# Big Band



## Saxer (Jun 5, 2019)

Here is a track I started to write more than a year ago as a sketch (just piano and bass). Finally I took some time to arrange it for Big Band and record it. Saxophones are real, brass is Samplemodeling, drums Superior Drummer 3, bass Trilian, Rhodes is Keyscape and guitar is RealGuitar. It's called "Fernbedienung" which is remote control in English. Don't ask why... it was a working title and I didn't find something better. Hope you enjoy anyway!


----------



## AlexanderSchiborr (Jun 5, 2019)

sexy fernbedienung dude.


----------



## I like music (Jun 5, 2019)

Yes! Very nice.


----------



## wst3 (Jun 5, 2019)

live saxes make a huge difference, but I have to say I am very impressed with what you did with SM Brass. (great writing too, don't mean to downplay that!)

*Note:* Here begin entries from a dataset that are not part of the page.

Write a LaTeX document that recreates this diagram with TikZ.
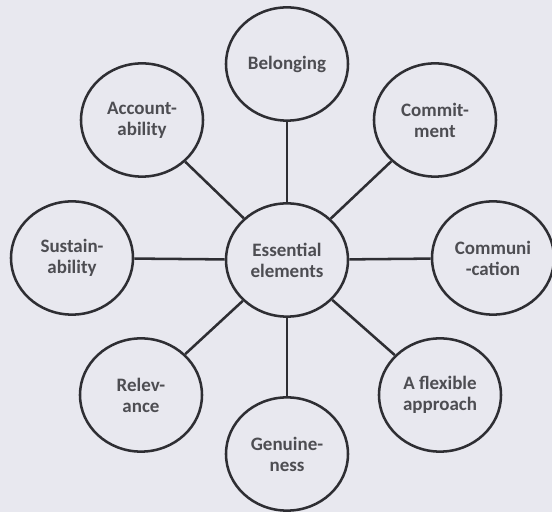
\documentclass[tikz,border=0pt]{standalone}
\usepackage{fontspec}
\setmainfont{Carlito}
\usetikzlibrary{shapes.geometric}
\definecolor{PaperGrey}{HTML}{E8E8EF}
\definecolor{InkGrey}{HTML}{2E2E33}
\tikzset{
    elem/.style = {draw=InkGrey, ellipse, line width=1.8pt,
        minimum width=3.05cm, minimum height=2.83cm, inner sep=0pt,
        align=center, text=InkGrey!85,
        font=\fontsize{13.5}{15}\selectfont\bfseries},
    spoke/.style = {draw=InkGrey, line width=1.8pt}
}
\begin{document}
\begin{tikzpicture}[x=0.025cm,y=0.025cm]
            \fill[PaperGrey] (0,0) rectangle (552,512);
            \useasboundingbox (0,0) rectangle (552,512);
            \node[elem] (ctr) at (287,252) {Essential\\elements};
            \node[elem] (bel) at (287,448) {Belonging};
            \node[elem] (com) at (435,392) {Commit-\\ment};
            \node[elem] (cmm) at (493,254) {Communi\\-cation};
            \node[elem] (flx) at (440,117) {A flexible\\approach};
            \node[elem] (gen) at (287,58) {Genuine-\\ness};
            \node[elem] (rel) at (141,117) {Relev-\\ance};
            \node[elem] (sus) at (72,254) {Sustain-\\ability};
            \node[elem] (acc) at (142,392) {Account-\\ability};
            % spokes from the centre
            \foreach \n in {bel,com,cmm,flx,gen,rel,sus,acc}
                \draw[spoke] (ctr) -- (\n);
\end{tikzpicture}
\end{document}
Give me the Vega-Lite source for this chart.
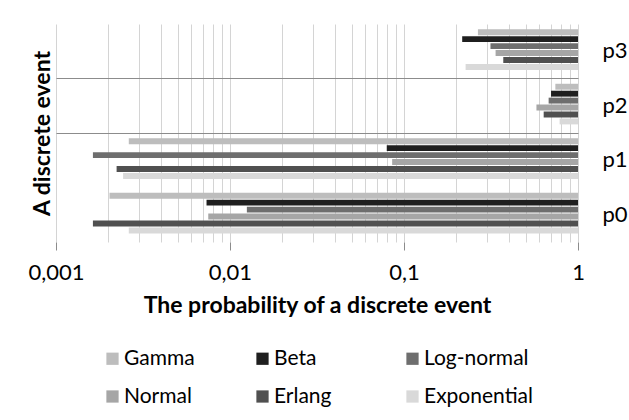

SD3 sounds great, as does Trillian - no great surprises there.

I've had zero luck with RealGuitar myself (and I'd rather play the parts in, and yet I keep trying??) but I find the guitar "stabs" to sound quite good.

All in all great writing and great production! Well done!!


----------



## dbudimir (Jun 5, 2019)

Nice writing and sounds great! As a jazz trombone player, I would have rather heard a live sax solo instead of SM . SM as a section is well done.


----------



## Saxer (Jun 5, 2019)

Thanks all!


wst3 said:


> I've had zero luck with RealGuitar myself...


Using Scuffham Amp Simulation helps a lot to get some guitar vibe into the rather dead RealGuit samples. I like to use them because they are easy to program.



dbudimir said:


> As a jazz trombone player, I would have rather heard a live sax solo instead of SM .


I wrote this track for an existing Big Band where I'm a member. The trombone solo will be played by a good player. There's already a long sax section part and too much sax isn't healthy. Sorry for the dummy solo!


----------



## Gerald (Jun 5, 2019)

Really nice work!


----------



## nordicguy (Jun 5, 2019)

Congrats @Saxer !
Cleaver+musical programming.
Great work.


----------



## ironbut (Jun 9, 2019)

Awesome work Saxer!
The brass sound excellent and the arrangement is top notch.
I could just about see John Clayton up there!


----------



## Saxer (Jun 9, 2019)

Haha, thanks for that hype!


----------



## Levitanus (Jun 9, 2019)

no words)


----------



## Alex Fraser (Jun 9, 2019)

Outstanding!


----------



## ProfoundSilence (Jun 9, 2019)

Saxer said:


> Here is a track I started to write more than a year ago as a sketch (just piano and bass). Finally I took some time to arrange it for Big Band and record it. Saxophones are real, brass is Samplemodeling, drums Superior Drummer 3, bass Trilian, Rhodes is Keyscape and guitar is RealGuitar. It's called "Fernbedienung" which is remote control in English. Don't ask why... it was a working title and I didn't find something better. Hope you enjoy anyway!




I got the reference

awesome as always thorsten


----------



## ChrisSiuMusic (Jun 14, 2019)

Awesome work man!


----------



## Saxer (Jun 14, 2019)

Thanks guys!


----------



## Deelanee Orchestra (Oct 4, 2019)

This is excellent! Great work!


----------



## DervishCapkiner (Nov 3, 2019)

Brilliant work! Such a great number of skills and years of experience to get a result like this - incredible.


----------